Saturday, October 4, 2003
Metacrap: Why the Semantic Web will not happen
Cory Doctorow in 2001 wrote an excellent rebuttal to the Semantic Web dream, explaining why human nature (people lie, people are lazy, people are stupid) will ensure that reliable metadata, the basis of the Semantic Web, will not be created.
Cory ends his argument by pointing out that while explicit metadata will never be trustworthy, implicit metadata, such as what Google uses for PageRank, already is. It's no wonder then that Google ignores explicitly defined metadata in HTML pages (except for things like language settings that affect how a human sees the page).
Cory ends his argument by pointing out that while explicit metadata will never be trustworthy, implicit metadata, such as what Google uses for PageRank, already is. It's no wonder then that Google ignores explicitly defined metadata in HTML pages (except for things like language settings that affect how a human sees the page).
ravi — Oct 4, 2003 2:58:24 PM — # ↩
Thanks for the link!
frozenaftermath — Oct 4, 2003 6:03:24 PM — # ↩
Recently, Mark Pilgrim had commented: "The Semantic Web is an unattainable pipe dream, or is too fluidly defined to ever come about, or something" and something similar here.
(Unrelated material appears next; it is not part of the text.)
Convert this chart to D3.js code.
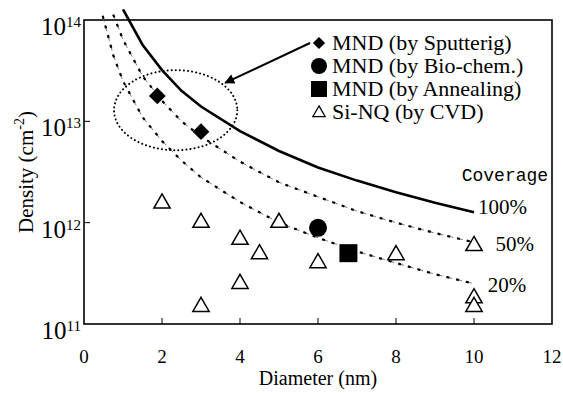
<!DOCTYPE html>
<html>
<head>
<meta charset="utf-8">
<script src="https://cdn.jsdelivr.net/npm/d3@7"></script>
<style>
  body { margin: 0; background: #fff; }
</style>
</head>
<body>
<script>
// coverage curves (diameter nm, density cm^-2)
let cov100D = [1.0, 1.5, 2, 2.5, 3, 4, 5, 6, 7, 8, 9, 10];
let cov100V = [1.27e14, 5.7e13, 3.2e13, 2.0e13, 1.4e13, 8.0e12, 5.1e12, 3.5e12, 2.6e12, 2.0e12, 1.57e12, 1.27e12];
let cov50D = [0.75, 1.0, 1.5, 2, 2.5, 3, 4, 5, 6, 7, 8, 9, 10];
let cov50V = [1.13e14, 6.4e13, 2.8e13, 1.6e13, 1.0e13, 7.1e12, 4.0e12, 2.5e12, 1.8e12, 1.3e12, 1.0e12, 7.9e11, 6.4e11];
let cov20D = [0.48, 0.75, 1.0, 1.5, 2, 2.5, 3, 4, 5, 6, 7, 8, 9, 10];
let cov20V = [1.1e14, 4.5e13, 2.5e13, 1.1e13, 6.4e12, 4.1e12, 2.8e12, 1.6e12, 1.0e12, 7.1e11, 5.2e11, 4.0e11, 3.1e11, 2.5e11];

// measured points
let sputD = [1.88, 3.0];
let sputV = [1.78e13, 7.9e12];
let bioD = [6.0];
let bioV = [8.9e11];
let annD = [6.78];
let annV = [5.0e11];
let cvdD = [2, 3, 3, 4, 4, 4.5, 5, 6, 8, 10, 10, 10];
let cvdV = [1.55e12, 1.0e12, 1.48e11, 6.8e11, 2.5e11, 4.9e11, 1.0e12, 4.0e11, 4.8e11, 5.9e11, 1.8e11, 1.48e11];

let xTicks = [0, 2, 4, 6, 8, 10, 12];
let yExps = [11, 12, 13, 14];
let legendNames = ["MND (by Sputterig)", "MND (by Bio-chem.)", "MND (by Annealing)", "Si-NQ (by CVD)"];

let serif = "'Liberation Serif', 'DejaVu Serif', serif";
let mono = "'Liberation Mono', 'DejaVu Sans Mono', monospace";

let margin = {top: 20, left: 84, bottom: 69, right: 11};
let W = 563, H = 393;
let width = W - margin.left - margin.right,
    height = H - margin.top - margin.bottom;

let svg = d3.select("body").append("svg")
  .attr("width", W).attr("height", H)
  .attr("font-family", serif);
let g = svg.append("g")
  .attr("transform", "translate(" + margin.left + "," + margin.top + ")");

let x = d3.scaleLinear().domain([0, 12]).range([0, width]);
let y = d3.scaleLog().domain([1e11, 1e14]).range([height, 0]);

// frame
g.append("rect")
  .attr("width", width).attr("height", height)
  .attr("fill", "none").attr("stroke", "#000").attr("stroke-width", 1.6);

// x ticks (inside) and labels
g.selectAll(".xt").data(xTicks.slice(1, -1)).enter().append("line")
  .attr("x1", d => x(d)).attr("x2", d => x(d))
  .attr("y1", height).attr("y2", height - 6)
  .attr("stroke", "#000").attr("stroke-width", 1);
g.selectAll(".xl").data(xTicks).enter().append("text")
  .attr("font-family", serif)
  .attr("x", d => x(d)).attr("y", height + 39)
  .attr("text-anchor", "middle").attr("font-size", 19)
  .text(d => d);

// y ticks and labels
g.selectAll(".yt").data(yExps.slice(1, -1)).enter().append("line")
  .attr("x1", 0).attr("x2", 6)
  .attr("y1", d => y(Math.pow(10, d))).attr("y2", d => y(Math.pow(10, d)))
  .attr("stroke", "#000").attr("stroke-width", 1);
let yl = g.selectAll(".yl").data(yExps).enter().append("text")
  .attr("font-family", serif)
  .attr("x", -3).attr("y", d => y(Math.pow(10, d)) + 15)
  .attr("text-anchor", "end");
yl.append("tspan").attr("font-size", 25).text("10");
yl.append("tspan").attr("dy", -8).attr("font-size", 15).text(d => d);

// axis titles
g.append("text")
  .attr("font-family", serif)
  .attr("x", width / 2).attr("y", height + 61)
  .attr("text-anchor", "middle").attr("font-size", 20)
  .text("Diameter (nm)");
let yt = svg.append("text")
  .attr("font-family", serif)
  .attr("transform", "translate(33," + (margin.top + height / 2) + ") rotate(-90)")
  .attr("text-anchor", "middle").attr("font-size", 21);
yt.append("tspan").text("Density (cm");
yt.append("tspan").attr("dy", -9).attr("font-size", 14).text("-2");
yt.append("tspan").attr("dy", 9).text(")");

// coverage curves
let line = d3.line().x(d => x(d[0])).y(d => y(d[1]));
function curve(ds, vs) { return ds.map((d, i) => [d, vs[i]]); }

g.append("path").attr("d", line(curve(cov100D, cov100V)))
  .attr("fill", "none").attr("stroke", "#000").attr("stroke-width", 2.6);

[[cov50D, cov50V], [cov20D, cov20V]].forEach(function(c) {
  let pts = curve(c[0], c[1]);
  g.append("path").attr("d", line(pts))
    .attr("fill", "none").attr("stroke", "#555").attr("stroke-width", 0.8)
    .attr("stroke-dasharray", "6,4");
  g.append("path").attr("d", line(pts))
    .attr("fill", "none").attr("stroke", "#000").attr("stroke-width", 2.2)
    .attr("stroke-dasharray", "3,7");
});

// coverage labels
g.append("text").attr("x", x(11.9)).attr("y", y(2.6e12))
  .attr("text-anchor", "end")
  .attr("font-family", mono)
  .attr("font-size", 18).text("Coverage");
g.append("text").attr("font-family", serif)
  .attr("x", x(10.1)).attr("y", y(1.27e12) + 2)
  .attr("font-size", 21).text("100%");
g.append("text").attr("font-family", serif)
  .attr("x", x(10.55)).attr("y", y(6.4e11) + 9)
  .attr("font-size", 21).text("50%");
g.append("text").attr("font-family", serif)
  .attr("x", x(10.35)).attr("y", y(2.5e11) + 8)
  .attr("font-size", 21).text("20%");

// ellipse around sputtered points
let ell = {cx: 2.35, cy: 13.11, rx: 1.58, ry: 0.395};
g.append("ellipse")
  .attr("cx", x(ell.cx)).attr("cy", y(Math.pow(10, ell.cy)))
  .attr("rx", x(ell.cx + ell.rx) - x(ell.cx))
  .attr("ry", y(Math.pow(10, ell.cy)) - y(Math.pow(10, ell.cy + ell.ry)))
  .attr("fill", "none").attr("stroke", "#000").attr("stroke-width", 2)
  .attr("stroke-linecap", "round").attr("stroke-dasharray", "0.1,4");

// symbols
let sym = d3.symbol();
function pts(ds, vs) { return ds.map((d, i) => ({d: d, v: vs[i]})); }
g.selectAll(".sp").data(pts(sputD, sputV)).enter().append("path")
  .attr("d", sym.type(d3.symbolSquare).size(140)())
  .attr("transform", d => "translate(" + x(d.d) + "," + y(d.v) + ") rotate(45)")
  .attr("fill", "#000");
g.selectAll(".bi").data(pts(bioD, bioV)).enter().append("circle")
  .attr("cx", d => x(d.d)).attr("cy", d => y(d.v)).attr("r", 9)
  .attr("fill", "#000");
g.selectAll(".an").data(pts(annD, annV)).enter().append("rect")
  .attr("x", d => x(d.d) - 9).attr("y", d => y(d.v) - 9)
  .attr("width", 18).attr("height", 18).attr("fill", "#000");
let tri = d3.symbol().type(d3.symbolTriangle).size(115);
g.selectAll(".cv").data(pts(cvdD, cvdV)).enter().append("path")
  .attr("d", tri())
  .attr("transform", d => "translate(" + x(d.d) + "," + y(d.v) + ")")
  .attr("fill", "#fff").attr("stroke", "#000").attr("stroke-width", 1.5);

// legend
let lg = svg.append("g").attr("transform", "translate(319,43)");
let lgStep = 23;
lg.append("path").attr("d", sym.type(d3.symbolSquare).size(75)())
  .attr("transform", "rotate(45)").attr("fill", "#000");
lg.append("circle").attr("cy", lgStep).attr("r", 8).attr("fill", "#000");
lg.append("rect").attr("x", -8).attr("y", 2 * lgStep - 8)
  .attr("width", 16).attr("height", 16).attr("fill", "#000");
lg.append("path").attr("d", d3.symbol().type(d3.symbolTriangle).size(65)())
  .attr("transform", "translate(0," + (3 * lgStep + 1) + ")")
  .attr("fill", "#fff").attr("stroke", "#000").attr("stroke-width", 1.3);
lg.selectAll("text").data(legendNames).enter().append("text")
  .attr("font-family", serif)
  .attr("x", 13).attr("y", (d, i) => i * lgStep + 7)
  .attr("font-size", 22).text(d => d);

// arrow from legend to ellipse
svg.append("defs").append("marker")
  .attr("id", "ah").attr("viewBox", "0 0 10 10")
  .attr("refX", 9).attr("refY", 5)
  .attr("markerWidth", 6).attr("markerHeight", 5)
  .attr("markerUnits", "strokeWidth").attr("orient", "auto")
  .append("path").attr("d", "M0,0L10,5L0,10z").attr("fill", "#000");
g.append("line")
  .attr("x1", 310 - margin.left).attr("y1", 43 - margin.top)
  .attr("x2", x(3.62)).attr("y2", y(Math.pow(10, 13.38)))
  .attr("stroke", "#000").attr("stroke-width", 2)
  .attr("marker-end", "url(#ah)");
</script>
</body>
</html>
I guess it is catching on.
Kiran Jonnalagadda — Oct 5, 2003 2:45:16 PM — # ↩
mindlace — Oct 8, 2003 3:19:34 PM — # ↩
While all of the things he says are true, there are many agents that are highly motivated to get metadata done correctly. One of his examples of how it "won't work" is an example of precisely how it does work; those that do their metadata correctly on ebay get paid more than those who don't. There are plenty of good metadata housekeepers out there: Amazon keeps all their books properly marked up, there's lots of individuals that are quite fussy about the metadata on their tracks, etc.
That data that is insufficiently marked up will be leveraged less than the properly participating data; this will create gradual selective pressure towards a meta-data rich web. It doesn't matter if 95 agents haven't encoded their information properly as long as 5 have.
Finally, semantic encoding can dramatically increase your ability to do the sort of implicit metadata analysis that Doctorow claims does have value, as the example of link-encoding shows.
I've realized I've flopped between the phrase metadata and semantic encoding, as I understand the semantic web to be way more about semantic encoding - using dtds and whatnot that are appropriate to the information you're creating/using - rather than about 'metadata', like additional tags and what have you.
This is a subtle difference, because arguably much semantic encoding is 'metadata' from the experience of a human's perspective, but I think that it makes the story much clearer. Metadata may still suck, but there will be markup, and from this tag soup sufficiently smart agents can figure something out- If you do have a small population of good taggers floating about in a sea of lousy-taggers, from the set of documents you should be able to make inferences about even lousy-tagged documents.